# Abstract Linear Algebra: Eigenvalues & Eigenvectors

## Homework Statement

Let V be a finite dimensional vector space over ℂ . Show that any linear transformation T:V→V has at least one eigenvalue λ and an associated eigenvector v.

## The Attempt at a Solution

Hey everyone I've been doing sample questions in the build up to an exam and I came across this. Any help would be greatly appreciated as I'm struggling a bit.

Here is what I know:
• λ is an eigenvalue if there exists a non-zero vector v∈V such that Tv = λv.
• I also read this for complex: q(λ) = det (λI - T), where the zeros of q(λ) in ℂ are the eigenvalues of T.

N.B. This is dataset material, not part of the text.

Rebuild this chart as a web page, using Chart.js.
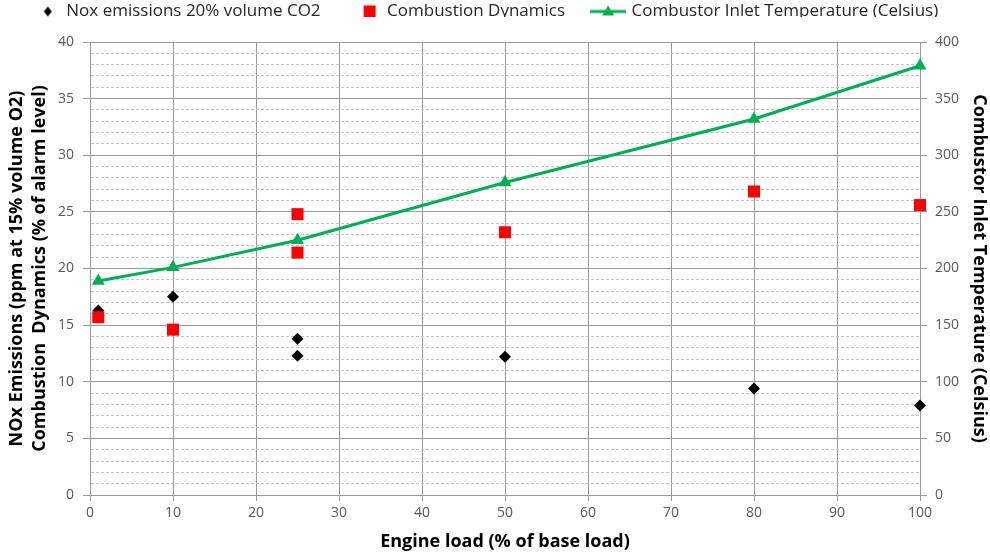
<!DOCTYPE html>
<html>
<head>
<meta charset="utf-8">
<script src="https://cdn.jsdelivr.net/npm/chart.js@4.4.1/dist/chart.umd.min.js"></script>
<style>
html,body{margin:0;padding:0;background:#fff;}
#wrap{position:relative;width:990px;height:553px;}
</style>
</head>
<body>
<div id="wrap"><canvas id="c"></canvas></div>
<script>
// ---- data ----
const seriesNames = ['Nox emissions 20% volume CO2', 'Combustion Dynamics', 'Combustor Inlet Temperature (Celsius)'];
const noxLoad = [1, 10, 25, 25, 50, 80, 100];
const noxValues = [16.3, 17.5, 13.8, 12.3, 12.2, 9.4, 7.9];
const dynLoad = [1, 10, 25, 25, 50, 80, 100];
const dynValues = [15.7, 14.6, 24.8, 21.4, 23.2, 26.8, 25.6];
const tempLoad = [1, 10, 25, 50, 80, 100];
const tempValues = [189, 201, 225, 276, 332, 379];
const xTitle = 'Engine load (% of base load)';
const yLeftTitle = ['NOx Emissions (ppm at 15% volume O2)', 'Combustion  Dynamics (% of alarm level)'];
const yRightTitle = 'Combustor Inlet Temperature (Celsius)';

const GREEN = '#00B050', RED = '#FF0000', BLACK = '#000000';
const FONT = "'Open Sans', sans-serif";

function pts(xs, ys) { return xs.map((x, i) => ({x: x, y: ys[i]})); }

// legend glyphs
function glyph(kind) {
  const cv = document.createElement('canvas');
  cv.width = 40; cv.height = 16;
  const g = cv.getContext('2d');
  if (kind === 'diamond') {
    const cx = 25, cy = 8, r = 5;
    g.fillStyle = BLACK; g.beginPath();
    g.moveTo(cx, cy - r); g.lineTo(cx + r * 0.8, cy); g.lineTo(cx, cy + r); g.lineTo(cx - r * 0.8, cy); g.closePath(); g.fill();
  } else if (kind === 'square') {
    g.fillStyle = RED; g.fillRect(26 - 6, 8 - 6, 12, 12);
  } else {
    g.strokeStyle = GREEN; g.lineWidth = 3; g.beginPath(); g.moveTo(2, 8); g.lineTo(38, 8); g.stroke();
    g.fillStyle = GREEN; g.beginPath(); g.moveTo(20, 2); g.lineTo(26, 12); g.lineTo(14, 12); g.closePath(); g.fill();
  }
  return cv;
}
const legendGlyphs = [glyph('diamond'), glyph('square'), glyph('line')];

const legendTweak = {
  id: 'legendTweak',
  afterInit(chart) {
    const lg = chart.legend;
    const fit = lg.fit;
    lg.fit = function () { fit.call(this); this.height = 42; };
    const draw = lg.draw;
    lg.draw = function () { const c = this.ctx; c.save(); c.translate(-12, -25); draw.apply(this, arguments); c.restore(); };
  }
};

Chart.defaults.font.family = FONT;

new Chart(document.getElementById('c'), {
  type: 'scatter',
  data: {
    datasets: [
      { label: seriesNames[0], data: pts(noxLoad, noxValues), yAxisID: 'y', showLine: false, clip: false,
        pointStyle: 'rectRot', pointRadius: 6, pointHoverRadius: 6, backgroundColor: BLACK, borderColor: BLACK, borderWidth: 0, order: 3 },
      { label: seriesNames[1], data: pts(dynLoad, dynValues), yAxisID: 'y', showLine: false, clip: false,
        pointStyle: 'rect', pointRadius: 8.5, pointHoverRadius: 8.5, backgroundColor: RED, borderColor: RED, borderWidth: 0, order: 2 },
      { label: seriesNames[2], data: pts(tempLoad, tempValues), yAxisID: 'y2', showLine: true, clip: false,
        borderColor: GREEN, backgroundColor: GREEN, borderWidth: 3, pointStyle: 'triangle', pointRadius: 7.5, pointHoverRadius: 7.5,
        pointBorderWidth: 0, tension: 0, order: 1 }
    ]
  },
  options: {
    responsive: true,
    maintainAspectRatio: false,
    animation: false,
    layout: { padding: 0 },
    plugins: {
      tooltip: { enabled: false },
      legend: {
        position: 'top',
        labels: {
          usePointStyle: true,
          pointStyleWidth: 30,
          padding: 28,
          color: '#262626',
          font: { size: 17, family: FONT },
          generateLabels(chart) {
            const items = Chart.defaults.plugins.legend.labels.generateLabels(chart);
            items.sort((a, b) => a.datasetIndex - b.datasetIndex);
            items.forEach((it) => { it.pointStyle = legendGlyphs[it.datasetIndex]; });
            return items;
          }
        }
      }
    },
    scales: {
      x: {
        type: 'linear', position: 'bottom', min: 0, max: 100,
        afterFit(s) { s.height = 58; },
        ticks: { stepSize: 10, color: '#595959', font: { size: 14 }, padding: 4, autoSkip: false, maxRotation: 0 },
        grid: { color: '#9a9a9a', lineWidth: 1, tickLength: 6, tickColor: '#9a9a9a' },
        border: { color: '#9a9a9a' },
        title: { display: true, text: xTitle, color: '#000', font: { size: 18, weight: 'bold' }, padding: { top: 0, bottom: 0 } }
      },
      y: {
        type: 'linear', position: 'left', min: 0, max: 40,
        afterFit(s) { s.width = 90; },
        ticks: { stepSize: 1, autoSkip: false, color: '#595959', font: { size: 14 }, padding: 9,
          callback: (v) => (v % 5 === 0 ? v : '') },
        grid: {
          color: (c) => (c.tick && c.tick.value % 5 !== 0 ? '#c4c4c4' : '#9a9a9a'),
          tickColor: (c) => (c.tick && c.tick.value % 5 !== 0 ? 'rgba(0,0,0,0)' : '#9a9a9a'),
          tickLength: 7, lineWidth: 1
        },
        border: { color: '#9a9a9a', dash: (c) => (c.tick && c.tick.value % 5 !== 0 ? [3, 2] : []) },
        title: { display: true, text: yLeftTitle, color: '#000', font: { size: 18, weight: 'bold', lineHeight: 1.28 }, padding: { top: 5, bottom: 0 } }
      },
      y2: {
        type: 'linear', position: 'right', min: 0, max: 400,
        afterFit(s) { s.width = 70; },
        ticks: { stepSize: 50, color: '#595959', font: { size: 14 }, padding: 8 },
        grid: { drawOnChartArea: false, tickLength: 7, tickColor: '#9a9a9a' },
        border: { color: '#9a9a9a' },
        title: { display: true, text: yRightTitle, color: '#000', font: { size: 18, weight: 'bold' }, padding: { top: 0, bottom: 0 } }
      }
    }
  },
  plugins: [legendTweak]
});
</script>
</body>
</html>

What does the second point mean or how would I answer this properly. Thanks in advance.

## Answers and Replies

haruspex
Homework Helper
Gold Member
2020 Award
q(λ) = det (λI - T), where the zeros of q(λ) in ℂ are the eigenvalues of T.
That's also true for a vector space over R, every eigenvalue of A is a root of det (λI - A) = 0. (Can you see why?) But in R there might not be any real roots. Of course, you need to show the converse: that a root of the equation is necessarily an eigenvalue.

STEMucator
Homework Helper
In the complex plane, you are always guaranteed that there will be at least one eigenvalue for your transformation. This is assured by the fundamental theorem of algebra, which states that every polynomial has at least one root in ##\mathbb{C}##.

This is not true in ##\mathbb{R}## though, because the root of the characteristic polynomial might turn out to be complex.

Think about the matrix:

[0, -1
1, 0]

in the real numbers.